**REQUIRED TASK:**
Provide an exact copy of the data, excluding the images.

**DATASET EXTRACT:**
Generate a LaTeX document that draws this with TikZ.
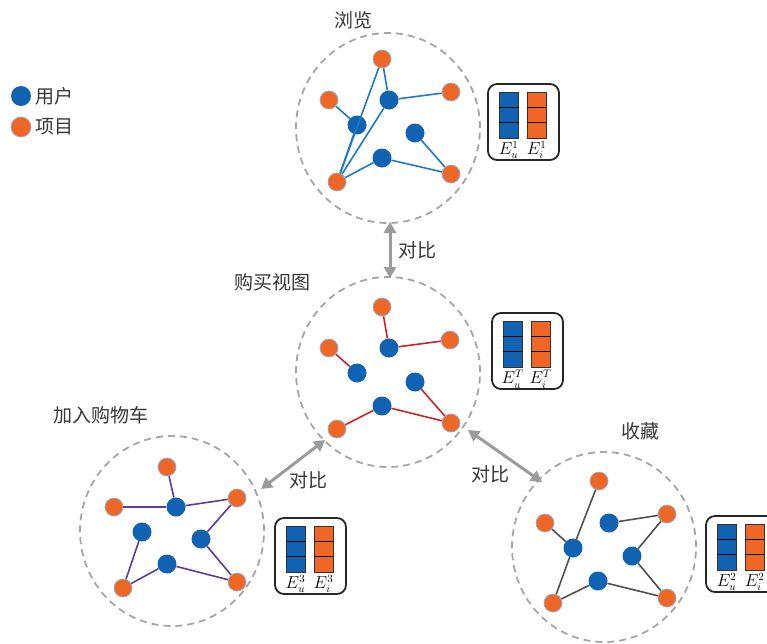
\documentclass[tikz,border=0pt]{standalone}
\usepackage{fontspec}
\newfontfamily\cjk{Noto Sans CJK SC}
\usetikzlibrary{shapes.geometric,arrows.meta,calc}
\definecolor{ublue}{RGB}{16,98,178}
\definecolor{iorange}{RGB}{240,102,36}
\definecolor{ring}{RGB}{150,175,205}
\definecolor{dgray}{RGB}{165,165,165}
\definecolor{agray}{RGB}{155,155,155}
\definecolor{tgray}{RGB}{55,55,55}
\definecolor{eblue}{RGB}{30,120,200}
\definecolor{ered}{RGB}{205,35,40}
\definecolor{epurple}{RGB}{90,60,160}
\definecolor{egray}{RGB}{80,80,80}
\tikzset{
  user/.style={circle, fill=ublue, minimum size=19pt, inner sep=0pt},
  item/.style={circle, fill=iorange, draw=ring, line width=0.8pt, minimum size=18pt, inner sep=0pt},
  view/.style={ellipse, draw=dgray, line width=1.8pt, dash pattern=on 7pt off 5pt, minimum width=184pt, minimum height=190pt, inner sep=0pt},
  cmp/.style={draw=agray, line width=3pt, {Triangle[length=11pt,width=12pt]}-{Triangle[length=11pt,width=12pt]}},
  lbl/.style={font=\cjk\fontsize{19}{19}\selectfont, text=tgray, inner sep=0pt},
  eb/.style={draw=eblue, line width=1.6pt},
  er/.style={draw=ered, line width=1.6pt},
  ep/.style={draw=epurple, line width=1.6pt},
  eg/.style={draw=egray, line width=1.6pt},
  boxframe/.style={draw=black!85, line width=1.8pt, rounded corners=9pt},
  bar/.style={draw=black!80, line width=0.8pt},
  div/.style={draw=black, line width=1.4pt},
  emb/.style={font=\fontsize{16}{16}\selectfont, inner sep=0pt}
}
\newcommand\embbox[3]{%
  \begin{scope}[shift={#3}]
    \draw[boxframe] (0,0) rectangle (71,76);
    \draw[bar, fill=ublue] (11,8) rectangle (30,54);
    \draw[bar, fill=iorange] (39,8) rectangle (58,54);
    \foreach \xa/\xb in {11/30,39/58}{
      \draw[div] (\xa,23.3) -- (\xb,23.3);
      \draw[div] (\xa,38.7) -- (\xb,38.7);
    }
    \node[emb] (#1lu) at (20.5,66) {$E_u^{#2}$};
    \node[emb] (#1li) at (48.5,66) {$E_i^{#2}$};
  \end{scope}}
\begin{document}
\begin{tikzpicture}[x=1pt,y=-1pt]
\useasboundingbox (0,0) rectangle (767,643);

% legend
\node[user, minimum size=20pt] (lu) at (21,96) {};
\node[lbl, anchor=west] (lut) at (35,96) {用户};
\node[item, minimum size=20pt] (li) at (21,127) {};
\node[lbl, anchor=west] (lit) at (35,127) {项目};

% view circles
\node[view] (c1) at (388,128) {};
\node[view] (c2) at (388,372) {};
\node[view] (c3) at (172,531) {};
\node[view] (c4) at (604,547) {};

% titles
\node[lbl] (t1) at (353,20) {浏览};
\node[lbl] (t2) at (272,282) {购买视图};
\node[lbl] (t3) at (101,415) {加入购物车};
\node[lbl] (t4) at (640,431) {收藏};

% contrast arrows
\coordinate (a1s) at (390,222);
\coordinate (a1e) at (390,278);
\draw[cmp] (a1s) -- (a1e);
\node[lbl] (k1) at (417,250) {对比};
\coordinate (a2s) at (261,489);
\coordinate (a2e) at (325,440);
\draw[cmp] (a2s) -- (a2e);
\node[lbl] (k2) at (308,480) {对比};
\coordinate (a3s) at (468,430);
\coordinate (a3e) at (542,482);
\draw[cmp] (a3s) -- (a3e);
\node[lbl] (k3) at (490,474) {对比};

% cluster 1 (browse)
\node[item] (p1) at (382,59) {};
\node[item] (p2) at (329,100) {};
\node[user] (p3) at (389,100) {};
\node[item] (p4) at (451,92) {};
\node[user] (p5) at (357,125) {};
\node[user] (p6) at (415,133) {};
\node[user] (p7) at (382,158) {};
\node[item] (p8) at (337,182) {};
\node[item] (p9) at (451,174) {};
\draw[eb] (p1) -- (p3);
\draw[eb] (p1) -- (p8);
\draw[eb] (p2) -- (p5);
\draw[eb] (p3) -- (p4);
\draw[eb] (p3) -- (p8);
\draw[eb] (p5) -- (p8);
\draw[eb] (p7) -- (p8);
\draw[eb] (p7) -- (p9);
\draw[eb] (p6) -- (p9);

% cluster 2 (purchase)
\node[item] (q1) at (382,307) {};
\node[user] (q3) at (389,348) {};
\node[item] (q4) at (450,340) {};
\node[item] (q2) at (329,348) {};
\node[user] (q5) at (357,373) {};
\node[user] (q6) at (415,382) {};
\node[user] (q7) at (382,406) {};
\node[item] (q8) at (337,429) {};
\node[item] (q9) at (451,423) {};
\draw[er] (q1) -- (q3);
\draw[er] (q3) -- (q4);
\draw[er] (q2) -- (q5);
\draw[er] (q7) -- (q8);
\draw[er] (q7) -- (q9);
\draw[er] (q6) -- (q9);

% cluster 3 (cart)
\node[item] (r1) at (167,467) {};
\node[item] (r2) at (114,507) {};
\node[user] (r3) at (176,507) {};
\node[item] (r4) at (237,498) {};
\node[user] (r5) at (142,532) {};
\node[user] (r6) at (201,539) {};
\node[user] (r7) at (167,564) {};
\node[item] (r8) at (123,588) {};
\node[item] (r9) at (237,582) {};
\draw[ep] (r1) -- (r3);
\draw[ep] (r2) -- (r3);
\draw[ep] (r3) -- (r4);
\draw[ep] (r4) -- (r6);
\draw[ep] (r6) -- (r9);
\draw[ep] (r7) -- (r9);
\draw[ep] (r7) -- (r8);
\draw[ep] (r5) -- (r8);

% cluster 4 (favorite)
\node[item] (s1) at (599,481) {};
\node[item] (s2) at (545,523) {};
\node[user] (s3) at (609,523) {};
\node[item] (s4) at (667,514) {};
\node[user] (s5) at (573,548) {};
\node[user] (s6) at (632,556) {};
\node[user] (s7) at (598,581) {};
\node[item] (s8) at (553,603) {};
\node[item] (s9) at (667,598) {};
\draw[eg] (s1) -- (s5);
\draw[eg] (s2) -- (s5);
\draw[eg] (s5) -- (s8);
\draw[eg] (s8) -- (s7);
\draw[eg] (s7) -- (s9);
\draw[eg] (s9) -- (s6);
\draw[eg] (s6) -- (s4);
\draw[eg] (s4) -- (s3);

% embedding boxes
\embbox{b1}{1}{(488,84)}
\embbox{b2}{T}{(492,313)}
\embbox{b3}{3}{(275,518)}
\embbox{b4}{2}{(706,516)}
\end{tikzpicture}
\end{document}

**COMPLETED EXERCISE:**
Generate a LaTeX document that draws this with TikZ.
\documentclass[tikz,border=0pt]{standalone}
\usepackage{fontspec}
\newfontfamily\cjk{Noto Sans CJK SC}
\usetikzlibrary{shapes.geometric,arrows.meta,calc}
\definecolor{ublue}{RGB}{16,98,178}
\definecolor{iorange}{RGB}{240,102,36}
\definecolor{ring}{RGB}{150,175,205}
\definecolor{dgray}{RGB}{165,165,165}
\definecolor{agray}{RGB}{155,155,155}
\definecolor{tgray}{RGB}{55,55,55}
\definecolor{eblue}{RGB}{30,120,200}
\definecolor{ered}{RGB}{205,35,40}
\definecolor{epurple}{RGB}{90,60,160}
\definecolor{egray}{RGB}{80,80,80}
\tikzset{
  user/.style={circle, fill=ublue, minimum size=19pt, inner sep=0pt},
  item/.style={circle, fill=iorange, draw=ring, line width=0.8pt, minimum size=18pt, inner sep=0pt},
  view/.style={ellipse, draw=dgray, line width=1.8pt, dash pattern=on 7pt off 5pt, minimum width=184pt, minimum height=190pt, inner sep=0pt},
  cmp/.style={draw=agray, line width=3pt, {Triangle[length=11pt,width=12pt]}-{Triangle[length=11pt,width=12pt]}},
  lbl/.style={font=\cjk\fontsize{19}{19}\selectfont, text=tgray, inner sep=0pt},
  eb/.style={draw=eblue, line width=1.6pt},
  er/.style={draw=ered, line width=1.6pt},
  ep/.style={draw=epurple, line width=1.6pt},
  eg/.style={draw=egray, line width=1.6pt},
  boxframe/.style={draw=black!85, line width=1.8pt, rounded corners=9pt},
  bar/.style={draw=black!80, line width=0.8pt},
  div/.style={draw=black, line width=1.4pt},
  emb/.style={font=\fontsize{16}{16}\selectfont, inner sep=0pt}
}
\newcommand\embbox[3]{%
  \begin{scope}[shift={#3}]
    \draw[boxframe] (0,0) rectangle (71,76);
    \draw[bar, fill=ublue] (11,8) rectangle (30,54);
    \draw[bar, fill=iorange] (39,8) rectangle (58,54);
    \foreach \xa/\xb in {11/30,39/58}{
      \draw[div] (\xa,23.3) -- (\xb,23.3);
      \draw[div] (\xa,38.7) -- (\xb,38.7);
    }
    \node[emb] (#1lu) at (20.5,66) {$E_u^{#2}$};
    \node[emb] (#1li) at (48.5,66) {$E_i^{#2}$};
  \end{scope}}
\begin{document}
\begin{tikzpicture}[x=1pt,y=-1pt]
\useasboundingbox (0,0) rectangle (767,643);

% legend
\node[user, minimum size=20pt] (lu) at (21,96) {};
\node[lbl, anchor=west] (lut) at (35,96) {用户};
\node[item, minimum size=20pt] (li) at (21,127) {};
\node[lbl, anchor=west] (lit) at (35,127) {项目};

% view circles
\node[view] (c1) at (388,128) {};
\node[view] (c2) at (388,372) {};
\node[view] (c3) at (172,531) {};
\node[view] (c4) at (604,547) {};

% titles
\node[lbl] (t1) at (353,20) {浏览};
\node[lbl] (t2) at (272,282) {购买视图};
\node[lbl] (t3) at (101,415) {加入购物车};
\node[lbl] (t4) at (640,431) {收藏};

% contrast arrows
\coordinate (a1s) at (390,222);
\coordinate (a1e) at (390,278);
\draw[cmp] (a1s) -- (a1e);
\node[lbl] (k1) at (417,250) {对比};
\coordinate (a2s) at (261,489);
\coordinate (a2e) at (325,440);
\draw[cmp] (a2s) -- (a2e);
\node[lbl] (k2) at (308,480) {对比};
\coordinate (a3s) at (468,430);
\coordinate (a3e) at (542,482);
\draw[cmp] (a3s) -- (a3e);
\node[lbl] (k3) at (490,474) {对比};

% cluster 1 (browse)
\node[item] (p1) at (382,59) {};
\node[item] (p2) at (329,100) {};
\node[user] (p3) at (389,100) {};
\node[item] (p4) at (451,92) {};
\node[user] (p5) at (357,125) {};
\node[user] (p6) at (415,133) {};
\node[user] (p7) at (382,158) {};
\node[item] (p8) at (337,182) {};
\node[item] (p9) at (451,174) {};
\draw[eb] (p1) -- (p3);
\draw[eb] (p1) -- (p8);
\draw[eb] (p2) -- (p5);
\draw[eb] (p3) -- (p4);
\draw[eb] (p3) -- (p8);
\draw[eb] (p5) -- (p8);
\draw[eb] (p7) -- (p8);
\draw[eb] (p7) -- (p9);
\draw[eb] (p6) -- (p9);

% cluster 2 (purchase)
\node[item] (q1) at (382,307) {};
\node[user] (q3) at (389,348) {};
\node[item] (q4) at (450,340) {};
\node[item] (q2) at (329,348) {};
\node[user] (q5) at (357,373) {};
\node[user] (q6) at (415,382) {};
\node[user] (q7) at (382,406) {};
\node[item] (q8) at (337,429) {};
\node[item] (q9) at (451,423) {};
\draw[er] (q1) -- (q3);
\draw[er] (q3) -- (q4);
\draw[er] (q2) -- (q5);
\draw[er] (q7) -- (q8);
\draw[er] (q7) -- (q9);
\draw[er] (q6) -- (q9);

% cluster 3 (cart)
\node[item] (r1) at (167,467) {};
\node[item] (r2) at (114,507) {};
\node[user] (r3) at (176,507) {};
\node[item] (r4) at (237,498) {};
\node[user] (r5) at (142,532) {};
\node[user] (r6) at (201,539) {};
\node[user] (r7) at (167,564) {};
\node[item] (r8) at (123,588) {};
\node[item] (r9) at (237,582) {};
\draw[ep] (r1) -- (r3);
\draw[ep] (r2) -- (r3);
\draw[ep] (r3) -- (r4);
\draw[ep] (r4) -- (r6);
\draw[ep] (r6) -- (r9);
\draw[ep] (r7) -- (r9);
\draw[ep] (r7) -- (r8);
\draw[ep] (r5) -- (r8);

% cluster 4 (favorite)
\node[item] (s1) at (599,481) {};
\node[item] (s2) at (545,523) {};
\node[user] (s3) at (609,523) {};
\node[item] (s4) at (667,514) {};
\node[user] (s5) at (573,548) {};
\node[user] (s6) at (632,556) {};
\node[user] (s7) at (598,581) {};
\node[item] (s8) at (553,603) {};
\node[item] (s9) at (667,598) {};
\draw[eg] (s1) -- (s5);
\draw[eg] (s2) -- (s5);
\draw[eg] (s5) -- (s8);
\draw[eg] (s8) -- (s7);
\draw[eg] (s7) -- (s9);
\draw[eg] (s9) -- (s6);
\draw[eg] (s6) -- (s4);
\draw[eg] (s4) -- (s3);

% embedding boxes
\embbox{b1}{1}{(488,84)}
\embbox{b2}{T}{(492,313)}
\embbox{b3}{3}{(275,518)}
\embbox{b4}{2}{(706,516)}
\end{tikzpicture}
\end{document}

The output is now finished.